Nice!!! You have made a wise choice!!! Sweet ride!!!


----------



## snookman716 (Jul 1, 2013)

> Nice!!! You have made a wise choice!!! Sweet ride!!!


I believe i have!  Super stoked to get out and chase some tail around in it!


----------



## Shadowcast (Feb 26, 2008)

Very nice! Mel didn't happen to tell you how long the break in cycle is on that Tohatsu? I am getting the same motor on my SUV and was curious....


----------



## PG350 (Jan 19, 2012)

This should be your pics here.


----------



## TwoKids (Jan 2, 2013)

CC - Congrats on the new skiff! It shall provide you an abundant source of slime. Feel free to PM anytime if you have any SC18 owner questions. I'd be glad to help.


----------



## Gramps (Nov 1, 2007)

> Very nice!  Mel didn't happen to tell you how long the break in cycle is on that Tohatsu?  I am getting the same motor on my SUV and was curious....

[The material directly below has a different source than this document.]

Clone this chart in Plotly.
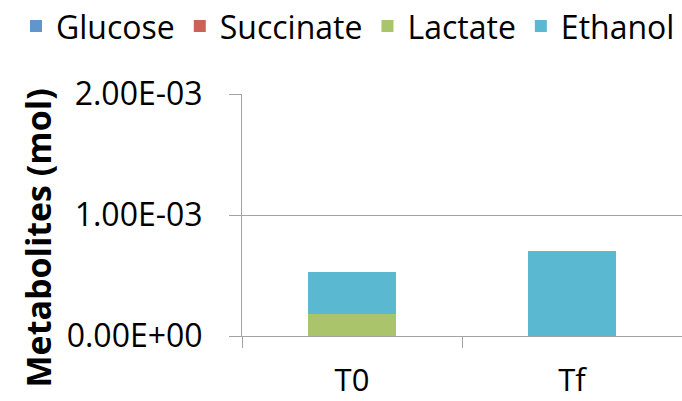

Should be normal 10 hours - check Tohatsu's website for the owners manual.


Looking good CC! One of my favorite colors


----------



## snookman716 (Jul 1, 2013)

> Very nice!  Mel didn't happen to tell you how long the break in cycle is on that Tohatsu?  I am getting the same motor on my SUV and was curious....


10 hours, he recommended i idle for about 15-30, then no more than half throttle for about 2 hours, and for the rest of the remaining time just make sure you vary speeds dont just run at one speed for a while.


----------



## snookman716 (Jul 1, 2013)

> > Very nice!  Mel didn't happen to tell you how long the break in cycle is on that Tohatsu?  I am getting the same motor on my SUV and was curious....
> 
> 
> Should be normal 10 hours - check Tohatsu's website for the owners manual.
> ...


Thanks! love the ice blue! very pleased!


----------